Architecture
Two independent branches that share the same CarFusion COCO export but diverge at the dataset layer: YOLO consumes a processed YOLO-layout tree via data.yaml, while ViTPose reads the COCO JSON directly and renders Gaussian heatmaps per visible keypoint.
Data flow
flowchart LR
Src[CarFusion COCO<br/>D:/ProjectsData/Car Key Point]:::external --> Sync[scripts/sync_data.sh]:::code
Sync --> Raw["data/raw/{annotations,train,test}<br/>gitignored"]:::data
Raw --> Prep[data/prepare.py<br/>scene-level 90/10 split]:::code
Prep --> Proc["data/processed/{images,labels}<br/>YOLO layout + data.yaml"]:::data
Proc --> YOLOTrain[training/train.py<br/>Ultralytics YOLO26-pose]:::model
YOLOTrain --> MainArt["artifacts/<run>/weights/best.pt"]:::artifact
MainArt --> Publish[scripts/publish_to_hf.py]:::code
Publish --> HF[HF Hub<br/>kiselyovd/vehicle-keypoints]:::external
Raw --> COCODS[CocoKeypointsDataset<br/>top-down crops + Gaussian heatmaps]:::code
COCODS --> ViTTrain[training/train_vitpose.py<br/>Lightning + Hydra + MLflow]:::model
ViTTrain --> BaseArt[artifacts/baseline/checkpoints/best.ckpt]:::artifact
BaseArt --> Publish
Publish --> HFBase[HF Hub<br/>baseline/ subdir]:::external
MainArt --> Eval[evaluation/evaluate.py<br/>OKS-mAP + PCK]:::code
BaseArt --> Eval
MainArt --> API[FastAPI /detect]:::serve
classDef external fill:#FFF3E0,stroke:#EF6C00,color:#BF360C
classDef data fill:#FFE0B2,stroke:#E65100,color:#BF360C
classDef code fill:#FFCC80,stroke:#E65100,color:#BF360C
classDef model fill:#FFB74D,stroke:#BF360C,color:#fff
classDef artifact fill:#FF9800,stroke:#BF360C,color:#fff
classDef serve fill:#F57C00,stroke:#BF360C,color:#fff
Model-choice rationale
Main - YOLO26-pose. Ultralytics' YOLO26-pose is the natural main for this task: it is a single-shot detector that jointly regresses bounding boxes, objectness, and a configurable number of keypoints per instance. The kpt_shape=[14, 3] hyperparameter cleanly accommodates non-human keypoint classes without any architectural surgery. Throughput on an RTX 3080 is an order of magnitude higher than top-down alternatives (no explicit crop step), and the produced .pt checkpoint plugs straight into the Ultralytics inference CLI, ONNX exporter, and Hub publishing flow. These operational wins matter as much as the accuracy numbers.
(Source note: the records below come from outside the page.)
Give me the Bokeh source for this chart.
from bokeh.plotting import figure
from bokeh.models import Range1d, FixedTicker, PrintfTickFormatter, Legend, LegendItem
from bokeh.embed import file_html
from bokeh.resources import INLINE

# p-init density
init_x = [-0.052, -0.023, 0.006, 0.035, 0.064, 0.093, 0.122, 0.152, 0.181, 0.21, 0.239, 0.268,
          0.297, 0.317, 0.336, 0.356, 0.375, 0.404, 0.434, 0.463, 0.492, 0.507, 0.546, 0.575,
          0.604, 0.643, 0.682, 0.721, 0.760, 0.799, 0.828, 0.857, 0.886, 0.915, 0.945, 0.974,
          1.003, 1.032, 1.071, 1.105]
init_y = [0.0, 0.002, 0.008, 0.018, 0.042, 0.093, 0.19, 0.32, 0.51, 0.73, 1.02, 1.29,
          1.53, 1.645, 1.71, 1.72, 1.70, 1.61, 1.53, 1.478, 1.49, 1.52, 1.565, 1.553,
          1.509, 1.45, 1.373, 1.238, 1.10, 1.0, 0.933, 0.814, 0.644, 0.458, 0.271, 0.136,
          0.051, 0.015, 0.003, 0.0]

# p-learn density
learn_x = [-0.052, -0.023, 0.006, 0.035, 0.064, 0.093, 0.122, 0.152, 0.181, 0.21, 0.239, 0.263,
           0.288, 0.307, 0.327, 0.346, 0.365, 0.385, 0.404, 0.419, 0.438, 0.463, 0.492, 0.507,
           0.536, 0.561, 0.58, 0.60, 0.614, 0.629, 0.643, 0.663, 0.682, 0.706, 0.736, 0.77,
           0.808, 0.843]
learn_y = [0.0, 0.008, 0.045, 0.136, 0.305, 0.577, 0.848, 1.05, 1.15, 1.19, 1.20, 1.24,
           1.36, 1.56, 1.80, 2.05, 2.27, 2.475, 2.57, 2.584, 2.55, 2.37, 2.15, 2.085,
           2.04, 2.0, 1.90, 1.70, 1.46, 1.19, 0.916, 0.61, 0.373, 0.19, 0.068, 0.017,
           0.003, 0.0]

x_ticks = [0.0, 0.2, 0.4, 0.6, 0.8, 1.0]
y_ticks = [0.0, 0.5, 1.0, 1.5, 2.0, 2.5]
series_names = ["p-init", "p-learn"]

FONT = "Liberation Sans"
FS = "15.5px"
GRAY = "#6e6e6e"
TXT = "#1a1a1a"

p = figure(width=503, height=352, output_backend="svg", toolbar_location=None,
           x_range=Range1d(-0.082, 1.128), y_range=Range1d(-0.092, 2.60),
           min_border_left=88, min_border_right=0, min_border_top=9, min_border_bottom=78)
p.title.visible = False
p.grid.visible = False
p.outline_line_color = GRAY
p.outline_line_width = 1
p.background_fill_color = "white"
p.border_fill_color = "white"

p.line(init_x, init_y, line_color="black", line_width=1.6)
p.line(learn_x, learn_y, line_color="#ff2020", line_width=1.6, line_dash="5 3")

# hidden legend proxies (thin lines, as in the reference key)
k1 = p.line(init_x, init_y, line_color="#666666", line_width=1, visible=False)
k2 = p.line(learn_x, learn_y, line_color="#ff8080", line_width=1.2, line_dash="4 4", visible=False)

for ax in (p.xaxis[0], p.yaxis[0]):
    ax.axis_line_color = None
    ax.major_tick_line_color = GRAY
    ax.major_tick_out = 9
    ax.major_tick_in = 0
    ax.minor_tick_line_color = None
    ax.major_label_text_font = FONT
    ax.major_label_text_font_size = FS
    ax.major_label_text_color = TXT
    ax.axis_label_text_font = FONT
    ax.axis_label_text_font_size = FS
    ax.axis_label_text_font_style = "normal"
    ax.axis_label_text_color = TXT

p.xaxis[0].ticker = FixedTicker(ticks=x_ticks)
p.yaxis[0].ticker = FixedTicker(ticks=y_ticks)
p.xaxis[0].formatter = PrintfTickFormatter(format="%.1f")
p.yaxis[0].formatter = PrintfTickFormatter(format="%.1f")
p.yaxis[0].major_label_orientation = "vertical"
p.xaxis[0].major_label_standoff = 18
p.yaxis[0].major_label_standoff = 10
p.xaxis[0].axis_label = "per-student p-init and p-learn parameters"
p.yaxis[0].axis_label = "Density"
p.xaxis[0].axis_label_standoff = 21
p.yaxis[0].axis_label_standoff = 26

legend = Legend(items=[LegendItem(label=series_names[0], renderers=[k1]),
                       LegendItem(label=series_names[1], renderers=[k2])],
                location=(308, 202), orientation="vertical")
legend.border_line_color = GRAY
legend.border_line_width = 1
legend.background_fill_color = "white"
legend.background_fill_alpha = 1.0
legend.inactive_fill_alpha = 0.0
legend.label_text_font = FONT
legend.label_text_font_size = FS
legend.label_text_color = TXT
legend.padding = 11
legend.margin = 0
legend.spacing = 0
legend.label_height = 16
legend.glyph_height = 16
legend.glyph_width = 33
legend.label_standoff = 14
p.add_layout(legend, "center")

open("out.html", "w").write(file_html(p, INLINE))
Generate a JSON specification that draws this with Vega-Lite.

Baseline - ViTPose-S. ViTPose is the academic reference implementation for transformer-based 2D pose estimation. Using the small variant (ViTPose-S, ~22 M params) pretrained on COCO human 17-keypoint gives us a concrete transfer-learning story: we replace the keypoint head with a fresh 14-channel deconv head and fine-tune. This provides a meaningful second number on the leaderboard and demonstrates that the repo is not locked into a single framework - the same evaluation protocol runs against both branches.
Metrics - OKS-mAP + PCK. Object Keypoint Similarity mAP is the COCO-standard metric for keypoint tasks: it accounts for per-keypoint sigmas (tolerance) and instance scale, which makes comparison against published baselines meaningful. We pair it with PCK@0.05 (Percentage of Correct Keypoints within 5% of the bounding-box diagonal), which is intuitive to read at a glance - "of all visible keypoints, how many did we get right?" - and is robust to the absence of validated per-keypoint sigmas for the car class.